■ Written exercise: Leave the pictures out and quote every line from the start of the listing to the line with "ax = fig.add_axes([lefts[i]", inclusive.

Code that draws figures:
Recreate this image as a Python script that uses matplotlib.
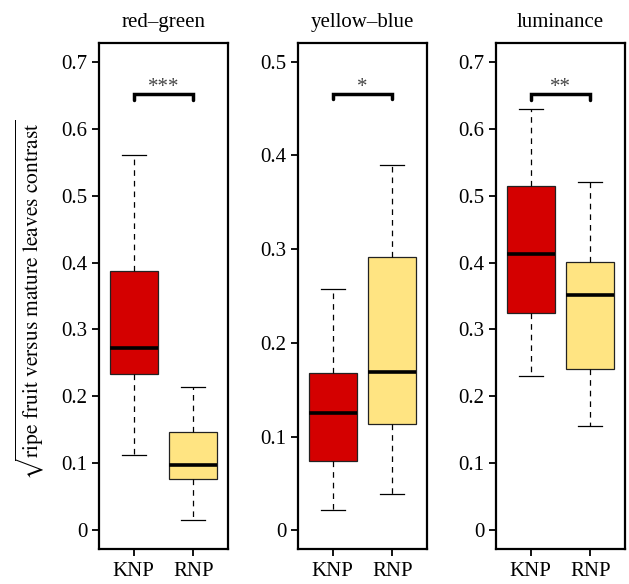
import matplotlib
matplotlib.use("Agg")
import matplotlib.pyplot as plt

plt.rcParams["font.family"] = ["Liberation Serif", "DejaVu Serif"]
plt.rcParams["mathtext.fontset"] = "stix"

# data
panels = ["red\u2013green", "yellow\u2013blue", "luminance"]
groups = ["KNP", "RNP"]
whisk_lo = [[0.113, 0.015], [0.022, 0.039], [0.230, 0.156]]
q1 = [[0.233, 0.077], [0.074, 0.113], [0.325, 0.241]]
med = [[0.273, 0.097], [0.125, 0.169], [0.413, 0.352]]
q3 = [[0.388, 0.147], [0.168, 0.292], [0.514, 0.401]]
whisk_hi = [[0.560, 0.214], [0.258, 0.390], [0.630, 0.520]]
stars = ["***", "*", "**"]
bracket_y = [0.652, 0.466, 0.652]
ymax = [0.7, 0.5, 0.7]
yticks = [[0, 0.1, 0.2, 0.3, 0.4, 0.5, 0.6, 0.7],
          [0, 0.1, 0.2, 0.3, 0.4, 0.5],
          [0, 0.1, 0.2, 0.3, 0.4, 0.5, 0.6, 0.7]]

colors = ["#D40000", "#FFE482"]

W, H = 629, 584
fig = plt.figure(figsize=(W / 100, H / 100), dpi=100)

lefts = [99, 298, 496]
top, bottom, pw = 43, 549, 129

for i, name in enumerate(panels):
    ax = fig.add_axes([lefts[i] / W, (H - bottom) / H, pw / W, (bottom - top) / H])

    stats = []
    for j in range(2):
        stats.append({
            "whislo": whisk_lo[i][j], "q1": q1[i][j], "med": med[i][j],
            "q3": q3[i][j], "whishi": whisk_hi[i][j], "fliers": [],
        })
    bp = ax.bxp(stats, positions=[1, 2], widths=0.8, capwidths=0.4,
                patch_artist=True, showfliers=False,
                boxprops=dict(edgecolor="#222222", linewidth=0.9),
                medianprops=dict(color="black", linewidth=2.6, solid_capstyle="butt"),
                whiskerprops=dict(color="black", linewidth=0.9, linestyle=(0, (4.5, 4))),
                capprops=dict(color="black", linewidth=0.9))
    for patch, c in zip(bp["boxes"], colors):
        patch.set_facecolor(c)

    # significance bracket
    rng = ymax[i] * 1.08
    tip = 0.0115 * rng
    by = bracket_y[i]
    ax.plot([1, 1, 2, 2], [by - tip, by, by, by - tip], color="black",
            linewidth=2.5, solid_joinstyle="miter", solid_capstyle="round")
    ax.annotate(stars[i], (1.5, by), xytext=(0, 1), textcoords="offset points",
                ha="center", va="baseline", fontsize=15, color="#444444")

    ax.set_xlim(0.42, 2.58)
    ax.set_ylim(-0.04 * ymax[i], 1.04 * ymax[i])
    ax.set_yticks(yticks[i])
    ax.set_yticklabels(["0" if v == 0 else f"{v:g}" for v in yticks[i]])
    ax.set_xticks([1, 2])
    ax.set_xticklabels(groups)
    ax.tick_params(axis="y", direction="out", length=5, width=1.3, labelsize=15, pad=3.5)
    ax.tick_params(axis="x", direction="out", length=5, width=1.3, labelsize=15, pad=4)
    for s in ax.spines.values():
        s.set_linewidth(1.6)

    ax.text(0.5, 1 + 16 / (bottom - top), name, transform=ax.transAxes,
            ha="center", va="baseline", fontsize=15)

fig.text(30 / W, (H - 300) / H,
         r"$\sqrt{\mathrm{ripe\ fruit\ versus\ mature\ leaves\ contrast}}$",
         rotation=90, ha="center", va="center", fontsize=15.5)

fig.savefig("out.png", dpi=100)
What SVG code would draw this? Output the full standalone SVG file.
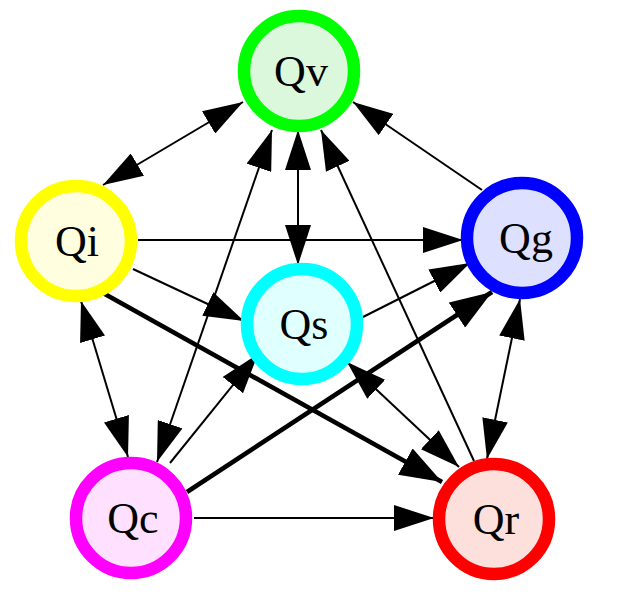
<svg xmlns="http://www.w3.org/2000/svg" width="639" height="594" viewBox="0 0 639 594">
<style>
.node circle{stroke-width:12.5}
.node text{font-family:"Liberation Serif","Times New Roman",serif;font-size:44px;text-anchor:middle;fill:#000}
.e{fill:none;stroke:#000;stroke-width:2}
.t{fill:none;stroke:#000;stroke-width:4.5}
</style>
<defs>
<marker id="a" markerUnits="userSpaceOnUse" viewBox="0 0 40 26" refX="40" refY="13" markerWidth="40" markerHeight="26" orient="auto-start-reverse">
<path d="M0,0 L40,13 L0,26 z" fill="#000"/>
</marker>
<marker id="b" markerUnits="userSpaceOnUse" viewBox="0 0 42 30" refX="42" refY="15" markerWidth="42" markerHeight="30" orient="auto-start-reverse">
<path d="M0,0 L42,15 L0,30 z" fill="#000"/>
</marker>
</defs>
<rect width="639" height="594" fill="#fff"/>
<g id="edges">
<line class="e" x1="103" y1="185" x2="243" y2="102" marker-start="url(#a)" marker-end="url(#a)"/>
<line class="e" x1="298" y1="130" x2="298" y2="265" marker-start="url(#a)" marker-end="url(#a)"/>
<line class="e" x1="482" y1="190" x2="353" y2="102" marker-end="url(#a)"/>
<line class="e" x1="474" y1="461" x2="321" y2="130" marker-end="url(#a)"/>
<line class="e" x1="157" y1="462" x2="272" y2="130" marker-start="url(#a)" marker-end="url(#a)"/>
<line class="e" x1="138" y1="240" x2="463" y2="240" marker-end="url(#a)"/>
<line class="e" x1="133" y1="269" x2="244" y2="321" marker-end="url(#a)"/>
<line class="t" x1="103" y1="293" x2="442" y2="482" marker-end="url(#b)"/>
<line class="e" x1="81" y1="301" x2="128" y2="457" marker-start="url(#a)" marker-end="url(#a)"/>
<line class="e" x1="363" y1="317" x2="470" y2="263" marker-end="url(#a)"/>
<line class="t" x1="187" y1="492" x2="492" y2="292" marker-end="url(#b)"/>
<line class="e" x1="520" y1="299" x2="487" y2="459" marker-start="url(#a)" marker-end="url(#a)"/>
<line class="e" x1="347" y1="362" x2="459" y2="467" marker-start="url(#a)" marker-end="url(#a)"/>
<line class="e" x1="170" y1="463" x2="258" y2="354" marker-end="url(#a)"/>
<line class="e" x1="194" y1="518" x2="434" y2="518" marker-end="url(#a)"/>
</g>
<g id="Qv" class="node"><circle cx="299" cy="71" r="55" fill="#dcf8dc" stroke="#00ff00"/><text x="301" y="86">Qv</text></g>
<g id="Qi" class="node"><circle cx="76" cy="241" r="55" fill="#ffffe0" stroke="#ffff00"/><text x="77" y="256">Qi</text></g>
<g id="Qg" class="node"><circle cx="522" cy="238" r="55" fill="#dde0ff" stroke="#0000ff"/><text x="526" y="253">Qg</text></g>
<g id="Qs" class="node"><circle cx="302" cy="324" r="55" fill="#e0ffff" stroke="#00ffff"/><text x="304" y="339">Qs</text></g>
<g id="Qc" class="node"><circle cx="131" cy="518" r="55" fill="#ffe0ff" stroke="#ff00ff"/><text x="133" y="533">Qc</text></g>
<g id="Qr" class="node"><circle cx="494" cy="519" r="55" fill="#fde0dc" stroke="#ff0000"/><text x="496" y="534">Qr</text></g>
</svg>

■ Task solution:
Recreate this image as a Python script that uses matplotlib.
import matplotlib
matplotlib.use("Agg")
import matplotlib.pyplot as plt

plt.rcParams["font.family"] = ["Liberation Serif", "DejaVu Serif"]
plt.rcParams["mathtext.fontset"] = "stix"

# data
panels = ["red\u2013green", "yellow\u2013blue", "luminance"]
groups = ["KNP", "RNP"]
whisk_lo = [[0.113, 0.015], [0.022, 0.039], [0.230, 0.156]]
q1 = [[0.233, 0.077], [0.074, 0.113], [0.325, 0.241]]
med = [[0.273, 0.097], [0.125, 0.169], [0.413, 0.352]]
q3 = [[0.388, 0.147], [0.168, 0.292], [0.514, 0.401]]
whisk_hi = [[0.560, 0.214], [0.258, 0.390], [0.630, 0.520]]
stars = ["***", "*", "**"]
bracket_y = [0.652, 0.466, 0.652]
ymax = [0.7, 0.5, 0.7]
yticks = [[0, 0.1, 0.2, 0.3, 0.4, 0.5, 0.6, 0.7],
          [0, 0.1, 0.2, 0.3, 0.4, 0.5],
          [0, 0.1, 0.2, 0.3, 0.4, 0.5, 0.6, 0.7]]

colors = ["#D40000", "#FFE482"]

W, H = 629, 584
fig = plt.figure(figsize=(W / 100, H / 100), dpi=100)

lefts = [99, 298, 496]
top, bottom, pw = 43, 549, 129

for i, name in enumerate(panels):
    ax = fig.add_axes([lefts[i] / W, (H - bottom) / H, pw / W, (bottom - top) / H])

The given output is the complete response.